Civil Procedure
Judge tells court callers their concerns can be addressed by ‘cracking open Moore’s Federal Practice’
Lawyers who are contacting court staff because of concerns about disclosure of their nonparty clients’ sensitive documents have a better option: “cracking open ‘Moore’s Federal Practice’” and filing a motion to intervene, according to an order by a federal judge. (Image from Shutterstock)
Lawyers who are contacting court staff because of concerns about disclosure of their nonparty clients’ sensitive documents have a better option: “cracking open Moore’s Federal Practice” and filing a motion to intervene, according to an order by a federal judge overseeing an antitrust case against Deere & Co., a farm machinery manufacturer.
U.S. District Judge Iain D. Johnston of the Northern District of Illinois used humor to address the lawyers in his June 30 order, Law360 reports.
The lawyers who are calling the court represent original equipment manufacturers who are interested in how sensitive documents produced to the Federal Trade Commission during an investigation of Deere & Co. will be used or disclosed. The FTC is among the plaintiffs that sued Deere & Co. in January over alleged unfair practices that have increased equipment repair costs.
Johnston said he recognizes that the federal rule governing motions to intervene “isn’t a perfect fit” because the nonparty equipment-makers aren’t asserting a claim or defense.
“But who am I to argue with Moore’s and an out-of-circuit district court case,” Johnston wrote, citing a 1993 “helpful case” discussing the intervention procedure by the Western District of New York.
Johnston began his order with references to District Judge Steven C. Seeger of the Northern District of Illinois and criticism of standing orders relayed by Magistrate Judge Patricia D. Barksdale of the Middle District of Florida.
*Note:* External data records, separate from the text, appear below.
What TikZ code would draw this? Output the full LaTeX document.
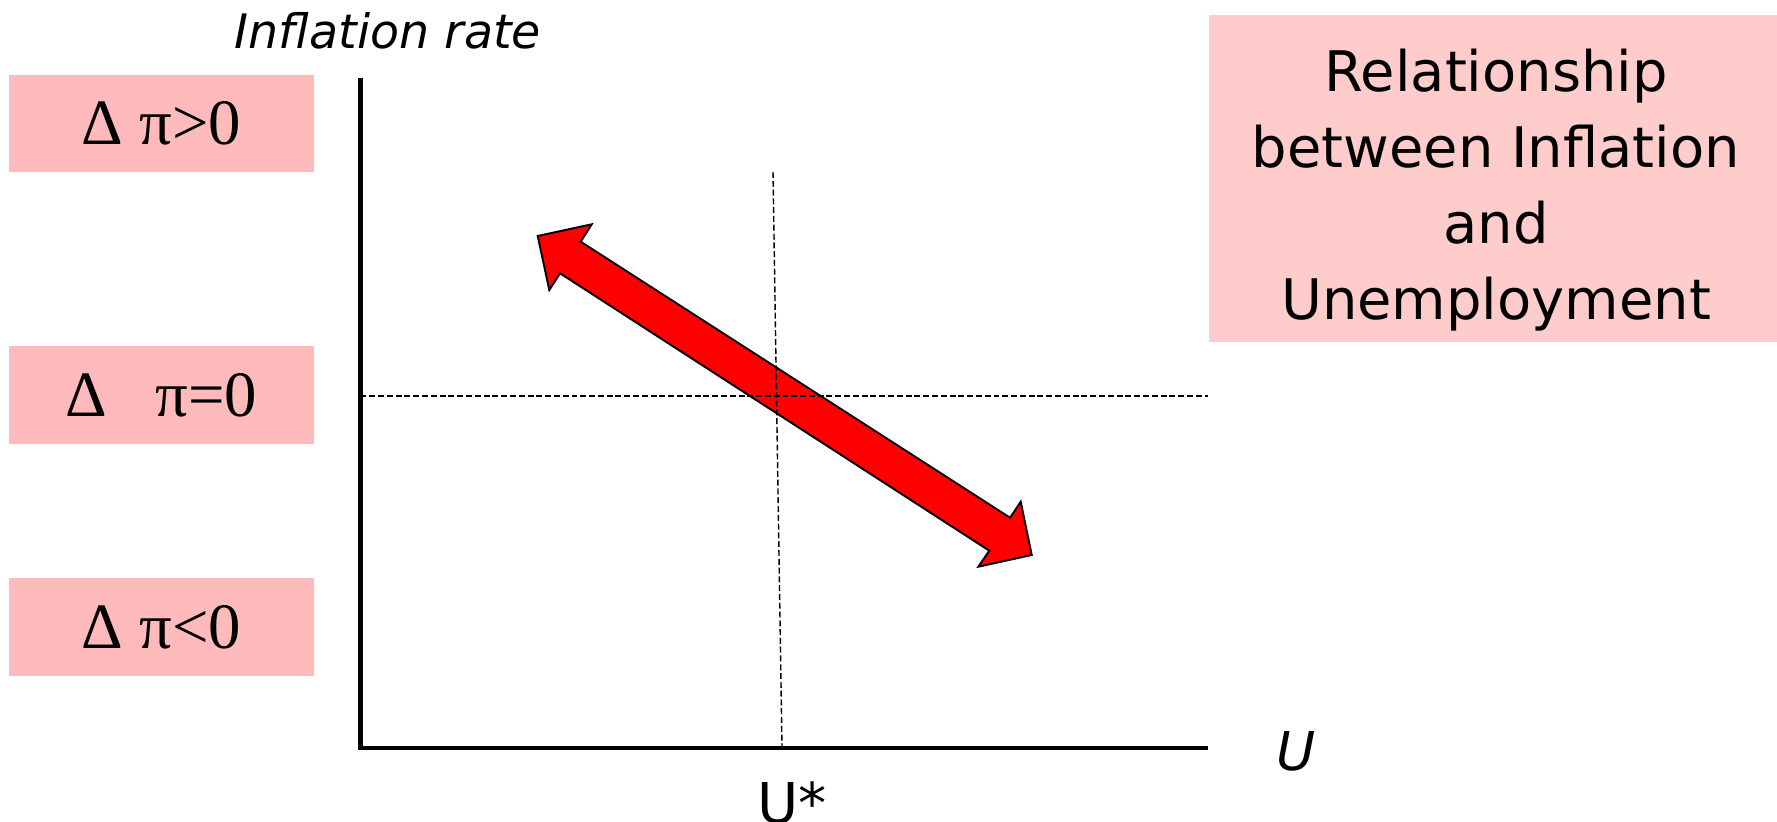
\documentclass[tikz,border=0pt]{standalone}
\usepackage{fontspec}
\setmainfont{Liberation Serif}
\newfontfamily\verd{DejaVu Sans}
\definecolor{boxpink}{HTML}{FFBBBB}
\definecolor{titlepink}{HTML}{FFCCCC}
\begin{document}
\begin{tikzpicture}[x=0.01cm,y=-0.01cm,
  leftbox/.style={fill=boxpink, draw=none, minimum width=3.05cm, minimum height=0.97cm, inner sep=0pt, font=\fontsize{18.4}{22}\selectfont},
  titlebox/.style={fill=titlepink, draw=none, minimum width=5.68cm, minimum height=3.27cm, inner sep=0pt},
  titletext/.style={align=center, font=\verd\fontsize{15.9}{21.6}\selectfont, inner sep=0pt},
  axisline/.style={line width=1.28pt},
  guide/.style={line width=0.4pt, dash pattern=on 1.7pt off 0.8pt},
  bigarrow/.style={fill=red, draw=black, line width=0.55pt, line join=miter},
  axlabel/.style={font=\verd\itshape\fontsize{13.5}{16}\selectfont, inner sep=0pt},
]
\useasboundingbox (0,0) rectangle (1777,821);

% left boxes
\node[leftbox] (dpos) at (161.5,123.5) {Δ π>0};
\node[leftbox] (dzero) at (161.5,395) {Δ\hspace{0.75em}π=0};
\node[leftbox] (dneg) at (161.5,627) {Δ π<0};

% title box
\node[titlebox] (titlebg) at (1493,178.5) {};
\node[titletext] (title) at (1496,190) {Relationship\\between Inflation\\and\\Unemployment};

% coordinates
\coordinate (origin) at (360.5,748);
\coordinate (ytop) at (360.5,78);
\coordinate (xend) at (1208,748);
\coordinate (ustarTop) at (773,172);
\coordinate (ustarBot) at (782,748);
\coordinate (hL) at (360.5,396);
\coordinate (hR) at (1208,396);

% big double arrow
\draw[bigarrow] (537.7,236) -- (591.7,224.3) -- (580.7,241.7) -- (1010,517.7)
  -- (1020.7,501.7) -- (1031.7,555) -- (978.3,566.7) -- (989.3,550.7)
  -- (560,273.3) -- (549.3,290) -- cycle;

% guides
\draw[guide] (ustarTop) -- (ustarBot);
\draw[guide] (hL) -- (hR);

% axes
\draw[axisline] (ytop) -- (origin) -- (xend);

% labels
\node[axlabel, anchor=base] (ylab) at (388,48) {Inflation rate};
\node[font=\verd\itshape\fontsize{15.2}{18}\selectfont, anchor=base, inner sep=0pt] (xlab) at (1296,770) {U};
\node[font=\verd\fontsize{16}{19}\selectfont, anchor=base, inner sep=0pt] (ustar) at (792,823) {U*};
\end{tikzpicture}
\end{document}
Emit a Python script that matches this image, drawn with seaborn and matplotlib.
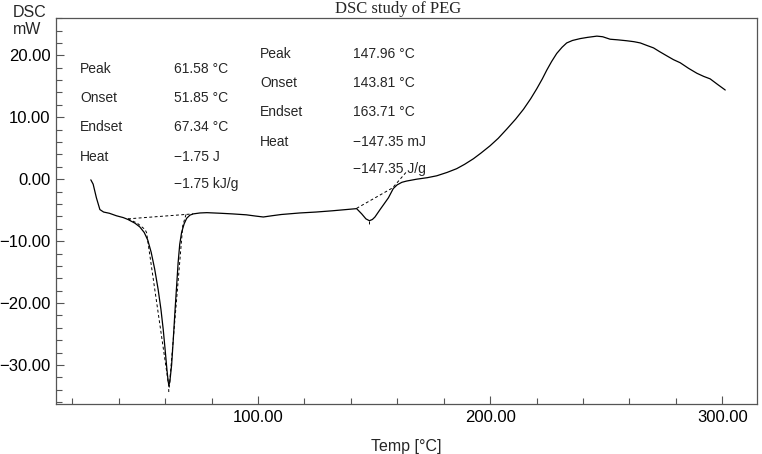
import matplotlib
matplotlib.use("Agg")
import matplotlib.pyplot as plt
import seaborn as sns
import pandas as pd
from matplotlib.ticker import MultipleLocator, FuncFormatter

# ---- data ----
temp = [28.0, 29.0, 30.4, 31.9, 33.5, 36.0, 39.0, 42.0, 44.0, 47.0, 49.1, 51.0,
        52.5, 54.0, 55.5, 57.0, 58.2, 59.2, 60.0, 60.8, 61.3, 61.6, 62.0, 62.8,
        63.5, 64.2, 65.0, 65.6, 66.3, 67.1, 68.2, 69.3, 70.7, 72.1, 75.0, 78.0,
        84.0, 89.0, 95.0, 99.0, 102.3, 106.0, 110.0, 118.0, 125.0, 132.0, 138.0,
        142.5, 144.7, 146.5, 148.0, 149.3, 150.4, 152.6, 154.5, 156.2, 158.3,
        160.0, 162.0, 164.0, 168.3, 173.0, 177.0, 181.5, 185.6, 189.0, 192.8,
        196.0, 200.0, 203.5, 207.2, 211.0, 214.4, 217.5, 220.1, 222.5, 224.4,
        226.5, 228.7, 231.0, 233.0, 235.5, 238.8, 242.0, 246.0, 248.5, 251.7,
        255.0, 258.9, 262.0, 264.7, 267.5, 270.4, 273.0, 276.2, 279.0, 281.9,
        285.5, 289.1, 292.0, 294.8, 298.0, 301.3]
dsc = [-0.1, -0.8, -3.0, -4.9, -5.3, -5.5, -5.9, -6.2, -6.5, -7.1, -7.7, -8.6,
       -9.8, -11.8, -14.5, -17.8, -21.0, -24.3, -27.5, -30.8, -32.6, -33.2, -32.8,
       -30.0, -26.0, -21.6, -17.0, -13.5, -10.5, -8.6, -7.2, -6.3, -5.8, -5.6,
       -5.45, -5.4, -5.5, -5.6, -5.75, -5.95, -6.1, -5.9, -5.7, -5.45, -5.3, -5.1,
       -4.9, -4.75, -5.6, -6.4, -6.7, -6.5, -6.1, -4.9, -3.9, -3.0, -1.5, -0.9,
       -0.5, -0.3, 0.0, 0.25, 0.55, 1.1, 1.7, 2.4, 3.3, 4.2, 5.4, 6.6, 8.1, 9.7,
       11.3, 13.0, 14.6, 16.2, 17.6, 19.0, 20.3, 21.3, 22.0, 22.4, 22.7, 22.9,
       23.1, 23.0, 22.6, 22.5, 22.35, 22.2, 22.0, 21.6, 21.2, 20.6, 19.9, 19.3,
       18.8, 17.9, 17.1, 16.6, 16.2, 15.3, 14.4]

# analysis construction lines (dashed)
base1_t = [44.0, 72.0]
base1_v = [-6.4, -5.6]
onset1_t = [44.0, 48.0, 51.3, 52.0, 61.5, 61.6]
onset1_v = [-6.4, -7.1, -8.1, -8.6, -33.2, -34.6]
endset1_t = [69.0, 67.6, 61.7]
endset1_v = [-5.7, -7.5, -34.0]
base2_t = [142.5, 158.0, 164.0]
base2_v = [-4.7, -1.4, 1.2]
mark2_t = [148.0, 148.0]
mark2_v = [-6.7, -7.6]

labels_left = ["Peak", "Onset", "Endset", "Heat", ""]
values_left = ["61.58 \u00b0C", "51.85 \u00b0C", "67.34 \u00b0C", "\u22121.75 J", "\u22121.75 kJ/g"]
labels_right = ["Peak", "Onset", "Endset", "Heat", ""]
values_right = ["147.96 \u00b0C", "143.81 \u00b0C", "163.71 \u00b0C", "\u2212147.35 mJ", "\u2212147.35 J/g"]

df = pd.DataFrame({"Temp": temp, "DSC": dsc})

sns.set_theme(style="ticks")
plt.rcParams["font.family"] = ["Liberation Sans", "DejaVu Sans"]

fig = plt.figure(figsize=(7.62, 4.54), dpi=100)
ax = fig.add_axes([0.0735, 0.110, 0.920, 0.850])

sns.lineplot(data=df, x="Temp", y="DSC", ax=ax, color="black", linewidth=0.9,
             sort=False, estimator=None)

dkw = dict(color="black", linewidth=0.7, linestyle=(0, (3, 2.5)))
ax.plot(base1_t, base1_v, **dkw)
ax.plot(onset1_t, onset1_v, **dkw)
ax.plot(endset1_t, endset1_v, **dkw)
ax.plot(base2_t, base2_v, **dkw)
ax.plot(mark2_t, mark2_v, **dkw)

ax.set_xlim(13, 315)
ax.set_ylim(-36.3, 26)
ax.xaxis.set_major_locator(MultipleLocator(100))
ax.xaxis.set_minor_locator(MultipleLocator(20))
ax.yaxis.set_major_locator(MultipleLocator(10))
ax.yaxis.set_minor_locator(MultipleLocator(2))
fmt = FuncFormatter(lambda v, p: f"{v:.2f}".replace("-", "\u2212"))
ax.xaxis.set_major_formatter(fmt)
ax.yaxis.set_major_formatter(fmt)
ax.tick_params(which="both", direction="in", colors="#555555", labelcolor="black",
               labelsize=12, width=0.8)
ax.tick_params(which="major", length=6, pad=4)
ax.tick_params(which="minor", length=4)
for s in ax.spines.values():
    s.set_visible(True)
    s.set_color("#555555")
    s.set_linewidth(0.9)

ax.set_xlabel("Temp [\u00b0C]", fontsize=11.5, labelpad=10)
ax.set_ylabel("")

ax.set_title("DSC study of PEG", fontsize=12, family="Liberation Serif", pad=4, x=0.488)
fig.text(0.017, 0.972, "DSC", fontsize=11.5, va="center", ha="left")
fig.text(0.017, 0.935, "mW", fontsize=11.5, va="center", ha="left")

ly = [17.8, 13.1, 8.4, 3.6, -0.8]
for i in range(5):
    ax.text(23.3, ly[i], labels_left[i], fontsize=10, va="center", ha="left")
    ax.text(63.8, ly[i], values_left[i], fontsize=10, va="center", ha="left")
ry = [20.2, 15.5, 10.8, 6.0, 1.6]
for i in range(5):
    ax.text(100.9, ry[i], labels_right[i], fontsize=10, va="center", ha="left")
    ax.text(141.0, ry[i], values_right[i], fontsize=10, va="center", ha="left")

fig.savefig("out.png", dpi=100)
“Unlike some judges—I’m looking at you Steve Seeger—I don’t have a standing order prohibiting counsel from contacting the court,” Johnston wrote. “That type of standing order seems superfluous. (Of course, one could reasonably argue that most standing orders are superfluous.) And I already have 29 standing orders, despite Magistrate Judge Patty Barksdale schooling me that standing orders are allegedly unconstitutional according to some people.”
Johnston said he is confident the motions to intervene will very likely be granted “because the court hasn’t so far found a reason to deny them.”
Earlier in June, Johnston denied Deere & Co.’s motion for judgment on the pleadings in which the company was said to be “rebooting” an earlier request.
“Sequels so rarely beat their originals that even the acclaimed Steve Martin couldn’t do it on three tries,” Johnston wrote. “See Cheaper by the Dozen 2, [The] Pink Panther 2, Father of the Bride [Part] II.”
In a footnote, Johnston wrote, “But see Terminator 2[: Judgment Day].”